BY DAN FELDMAN
Published January 7, 2008
WEST LAFAYETTE - Michigan coach John Beilein doesn't know what he's gotten himself into.
Five times in the second half of Saturday's loss at Purdue, the Wolverines came within three points, only to let the Boilermakers re-extend their lead.
Michigan lacking a killer instinct? What a surprise.
But things were supposed to be different under Beilein.
He's won at every stop - Erie Community College, Nazareth, LeMoyne, Canisius, Richmond and West Virginia.
Well, almost every stop. Not Michigan. The Wolverines (4-10) are the Big Ten's worst team.

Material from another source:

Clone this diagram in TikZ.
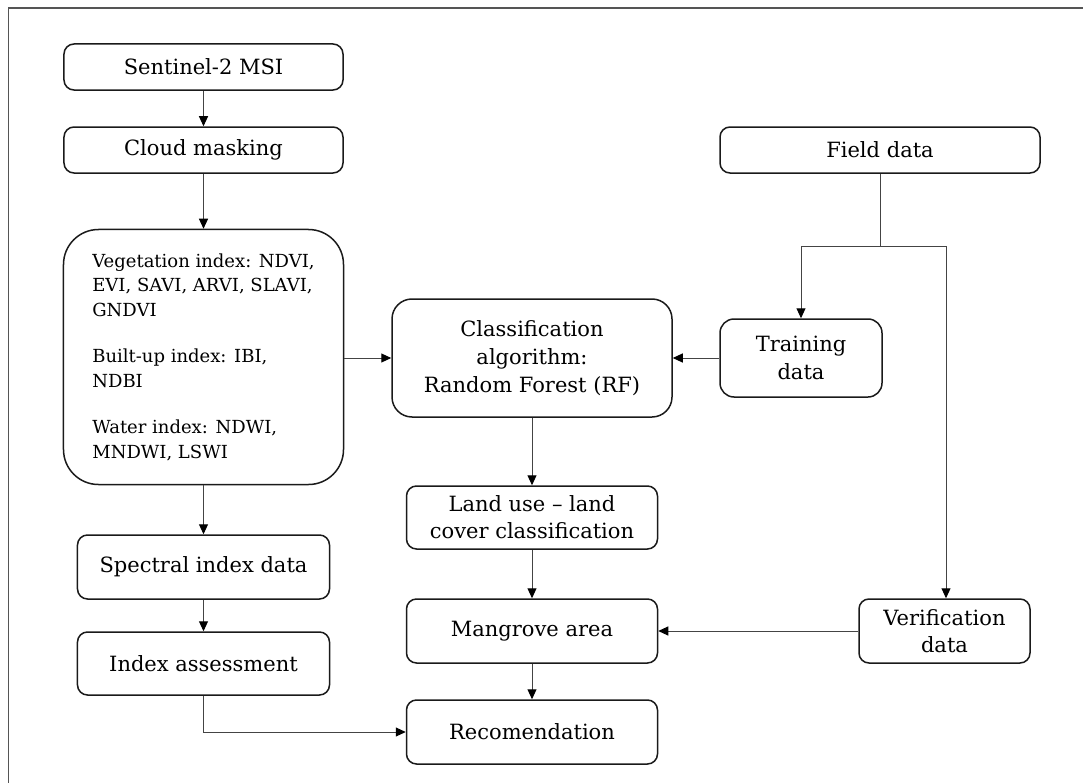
\documentclass[tikz,border=0pt]{standalone}
\usepackage{fontspec}
\setmainfont{DejaVu Serif}
\usetikzlibrary{arrows.meta}
\definecolor{frame}{HTML}{555555}
\definecolor{conn}{HTML}{444444}
\definecolor{edge}{HTML}{1A1A1A}
\tikzset{
  box/.style={draw=edge, line width=1.5bp, rounded corners=10bp, align=center,
    inner sep=0pt, font=\fontsize{21bp}{27bp}\selectfont, text=black},
  conn/.style={draw=conn, line width=1bp, -{Triangle[length=10bp,width=9bp,color=black]}},
  plain/.style={draw=conn, line width=1bp}
}
\begin{document}
\begin{tikzpicture}[x=1bp,y=-1bp]
\useasboundingbox (0,0) rectangle (1083,783);
\draw[frame, line width=1.5bp] (1083,8) -- (8.5,8) -- (8.5,783);

\node[box, minimum width=279bp, minimum height=46bp] (sent) at (203.5,67) {Sentinel-2 MSI};
\node[box, minimum width=279bp, minimum height=46bp] (cloud) at (203.5,150) {Cloud masking};
\node[box, minimum width=280bp, minimum height=255bp, rounded corners=35bp, align=left,
  font=\fontsize{18bp}{24.5bp}\selectfont] (idx) at (203.5,357)
  {Vegetation index: NDVI,\\EVI, SAVI, ARVI, SLAVI,\\GNDVI\\[22bp]Built-up index: IBI,\\NDBI\\[22bp]Water index: NDWI,\\MNDWI, LSWI};
\node[box, minimum width=252bp, minimum height=64bp] (spec) at (203.5,567) {Spectral index data};
\node[box, minimum width=252bp, minimum height=63bp] (assess) at (203.5,663.5) {Index assessment};

\node[box, minimum width=280bp, minimum height=118bp, rounded corners=20bp,
  font=\fontsize{21bp}{28bp}\selectfont] (cls) at (532,358)
  {Classification\\algorithm:\\Random Forest (RF)};
\node[box, minimum width=251bp, minimum height=63bp] (land) at (532,517.5) {Land use -- land\\cover classification};
\node[box, minimum width=251bp, minimum height=64bp] (mang) at (532,631) {Mangrove area};
\node[box, minimum width=251bp, minimum height=64bp] (rec) at (532,732) {Recomendation};

\node[box, minimum width=320bp, minimum height=46bp] (field) at (880,150) {Field data};
\node[box, minimum width=162bp, minimum height=78bp, rounded corners=14bp,
  font=\fontsize{21bp}{28bp}\selectfont] (train) at (801,358) {Training\\data};
\node[box, minimum width=171bp, minimum height=64bp] (verif) at (944.5,631) {Verification\\data};

\coordinate (jm) at (880.5,246);
\coordinate (jl) at (801,246);
\coordinate (jr) at (946,246);

\draw[conn] (sent) -- (cloud);
\draw[conn] (cloud) -- (idx);
\draw[conn] (idx) -- (spec);
\draw[conn] (spec) -- (assess);
\draw[conn] (assess.south) -- (assess.south |- rec.west) -- (rec.west);
\draw[conn] (idx.east |- cls.west) -- (cls.west);
\draw[conn] (train.west) -- (cls.east);
\draw[conn] (cls) -- (land);
\draw[conn] (land) -- (mang);
\draw[conn] (mang) -- (rec);
\draw[conn] (verif.west) -- (mang.east);
\draw[plain] (field.south -| jm) -- (jm);
\draw[conn] (jm) -- (jl) -- (train.north);
\draw[conn] (jm) -- (jr) -- (jr |- verif.north);
\end{tikzpicture}
\end{document}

When Michigan hired Beilein, eight seasons separated the current team and the program's last game vacated by NCAA sanctions. Michigan won a semi-respectable 54 percent of its games in those eight years, the last six under Tommy Amaker. But the Wolverines rarely showed a competitive streak.
Against ranked teams: 10-49.
On the road: 22-61.
NCAA Tournament appearances: zero.
Amaker admirably moved the Wolverines past the Ed Martin situation, but when it became clear he couldn't take Michigan to the next level, he was fired.

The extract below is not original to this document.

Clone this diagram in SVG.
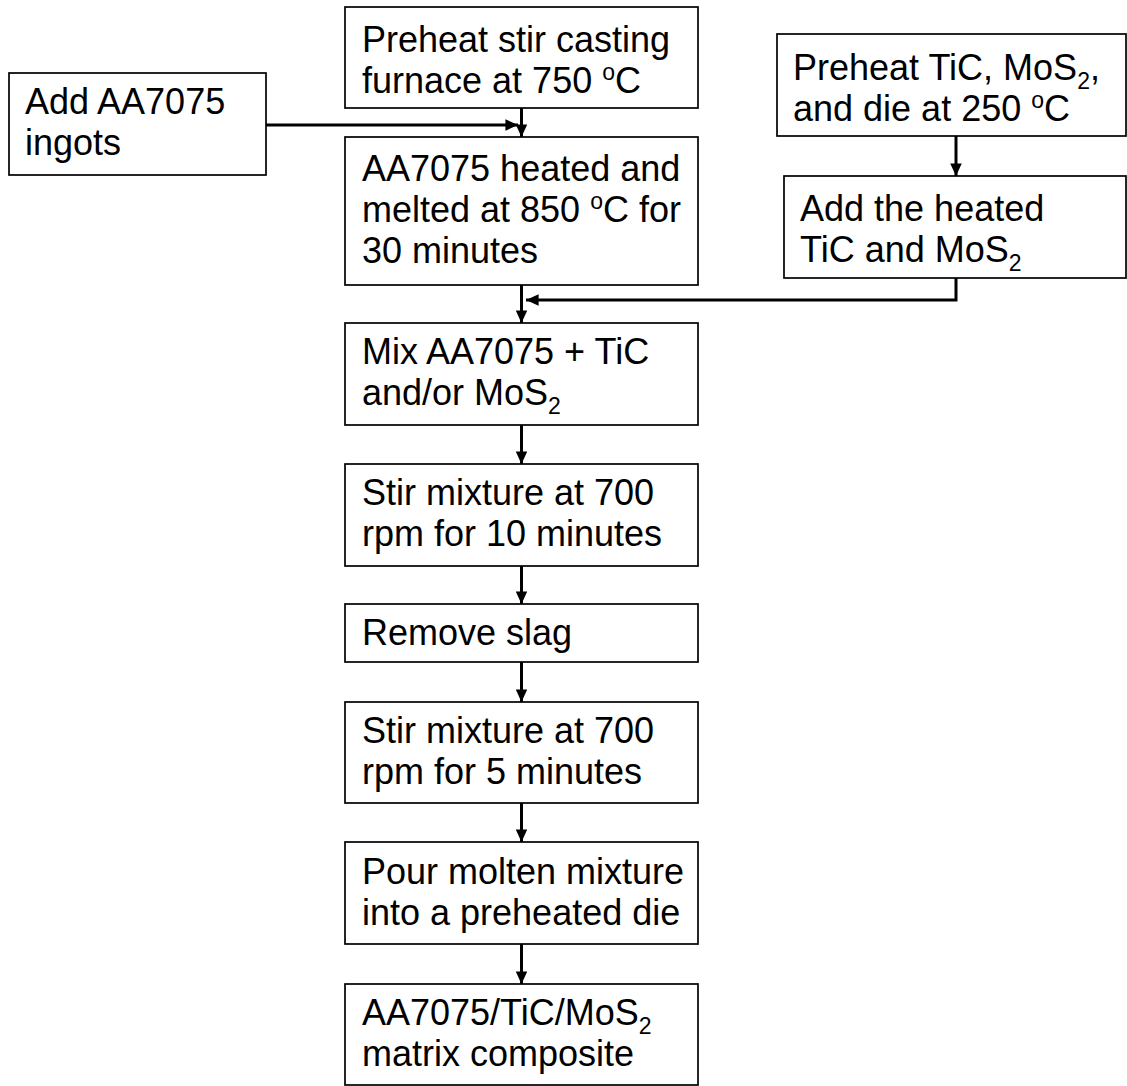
<svg xmlns="http://www.w3.org/2000/svg" width="1127" height="1086" viewBox="0 0 1127 1086">
  <style>
    .box { fill: #ffffff; stroke: #000000; stroke-width: 1.7; }
    .lbl { font-family: "Liberation Sans", Arial, sans-serif; font-size: 36px; fill: #000000; }
    .sup { font-size: 23px; }
    .sub { font-size: 23px; }
    .wire { fill: none; stroke: #000000; stroke-width: 3; }
  </style>
  <defs>
    <marker id="arrow" viewBox="0 0 12 11" refX="12" refY="5.5" markerWidth="4.2" markerHeight="3.9" orient="auto" markerUnits="strokeWidth">
      <path d="M0,0 L12,5.5 L0,11 Z" fill="#000000"/>
    </marker>
  </defs>
  <rect width="1127" height="1086" fill="#ffffff"/>

  <g id="connectors">
    <path class="wire" d="M266,125 H518" marker-end="url(#arrow)"/>
    <path class="wire" d="M521.5,108 V137" marker-end="url(#arrow)"/>
    <path class="wire" d="M956,136 V176" marker-end="url(#arrow)"/>
    <path class="wire" d="M956,278 V300 H526" marker-end="url(#arrow)"/>
    <path class="wire" d="M521.5,285 V323" marker-end="url(#arrow)"/>
    <path class="wire" d="M521.5,425 V464" marker-end="url(#arrow)"/>
    <path class="wire" d="M521.5,566 V604" marker-end="url(#arrow)"/>
    <path class="wire" d="M521.5,662 V702" marker-end="url(#arrow)"/>
    <path class="wire" d="M521.5,803 V842" marker-end="url(#arrow)"/>
    <path class="wire" d="M521.5,944 V984" marker-end="url(#arrow)"/>
  </g>

  <g id="add-ingots">
    <rect class="box" x="9" y="73" width="257" height="102"/>
    <text class="lbl" x="25" y="114">Add AA7075</text>
    <text class="lbl" x="25" y="155">ingots</text>
  </g>

  <g id="preheat-furnace">
    <rect class="box" x="345" y="7" width="353" height="101"/>
    <text class="lbl" x="362" y="52">Preheat stir casting</text>
    <text class="lbl" x="362" y="93">furnace at 750 <tspan class="sup" dy="-13">o</tspan><tspan dy="13">C</tspan></text>
  </g>

  <g id="heat-melt">
    <rect class="box" x="345" y="137" width="353" height="148"/>
    <text class="lbl" x="362" y="181">AA7075 heated and</text>
    <text class="lbl" x="362" y="222">melted at 850 <tspan class="sup" dy="-13">o</tspan><tspan dy="13">C for</tspan></text>
    <text class="lbl" x="362" y="263">30 minutes</text>
  </g>

  <g id="preheat-powders">
    <rect class="box" x="777" y="34" width="349" height="102"/>
    <text class="lbl" x="793" y="80">Preheat TiC, MoS<tspan class="sub" dy="9">2</tspan><tspan dy="-9">,</tspan></text>
    <text class="lbl" x="793" y="121">and die at 250 <tspan class="sup" dy="-13">o</tspan><tspan dy="13">C</tspan></text>
  </g>

  <g id="add-powders">
    <rect class="box" x="784" y="176" width="342" height="102"/>
    <text class="lbl" x="800" y="221">Add the heated</text>
    <text class="lbl" x="800" y="262">TiC and MoS<tspan class="sub" dy="9">2</tspan></text>
  </g>

  <g id="mix">
    <rect class="box" x="345" y="323" width="353" height="102"/>
    <text class="lbl" x="362" y="364">Mix AA7075 + TiC</text>
    <text class="lbl" x="362" y="405">and/or MoS<tspan class="sub" dy="9">2</tspan></text>
  </g>

  <g id="stir-10">
    <rect class="box" x="345" y="464" width="353" height="102"/>
    <text class="lbl" x="362" y="505">Stir mixture at 700</text>
    <text class="lbl" x="362" y="546">rpm for 10 minutes</text>
  </g>

  <g id="remove-slag">
    <rect class="box" x="345" y="604" width="353" height="58"/>
    <text class="lbl" x="362" y="645">Remove slag</text>
  </g>

  <g id="stir-5">
    <rect class="box" x="345" y="702" width="353" height="101"/>
    <text class="lbl" x="362" y="743">Stir mixture at 700</text>
    <text class="lbl" x="362" y="784">rpm for 5 minutes</text>
  </g>

  <g id="pour">
    <rect class="box" x="345" y="842" width="353" height="102"/>
    <text class="lbl" x="362" y="884">Pour molten mixture</text>
    <text class="lbl" x="362" y="925">into a preheated die</text>
  </g>

  <g id="composite">
    <rect class="box" x="345" y="984" width="353" height="101"/>
    <text class="lbl" x="362" y="1025">AA7075/TiC/MoS<tspan class="sub" dy="9">2</tspan></text>
    <text class="lbl" x="362" y="1066">matrix composite</text>
  </g>
</svg>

Athletic Director Bill Martin hired Beilein because the coach had a higher ceiling than Amaker.
But it hasn't shown. Beilein has put aside winning to help his young team learn his complex offense of 3-pointers and backdoor cuts and his unique 1-3-1 zone defense.
Michigan needs to learn how to win, and Beilein isn't teaching that.
Beilein asked the public to judge the team on its progress learning his system, not its record.
He's probably a bit scared to see what would happen if he put pressure on his players to win. After all, it's a young team learning a new system - one of the nation's most complicated at that.
The Wolverines' largest obstacle is they don't know what it takes to win. Dealing with the tension of game is the best way to learn.
Michigan basketball has been devoid of pressure for too long. Everything is comfortable; there's no desperation.
Beilein has said games can be nuisances, distractions in the way of practices. He's spending less time preparing for opponents than he typically does.
Put this team out there. See what it can do. Beilein might be surprised with what could happen.
I'm all for building a program, rather than just focusing on short-term success. But you don't need to get bad to get good. Michigan shouldn't lose to Harvard or Central Michigan - both of which have first-year coaches, too.
The Wolverines didn't even pretend to give themselves a chance against Georgetown, Duke or UCLA. Once on the court, they tried to win, but they didn't expect to win.
Beilein, in his 29 years as a head coach, has proven himself, and there's still a very good chance he'll win here. But by making winning a secondary goal, he's drastically slowing down the process.
For the last eight years, there hasn't been much wrong with the Wolverines, but there hasn't been much right either.
If Beilein doesn't put pressure on this team, the mediocrity will continue. Maybe he's going to flip that switch next year when the team knows his system better. But why wait?
Beilein can work on schemes all he wants, but until he changes the program's culture, not much will change.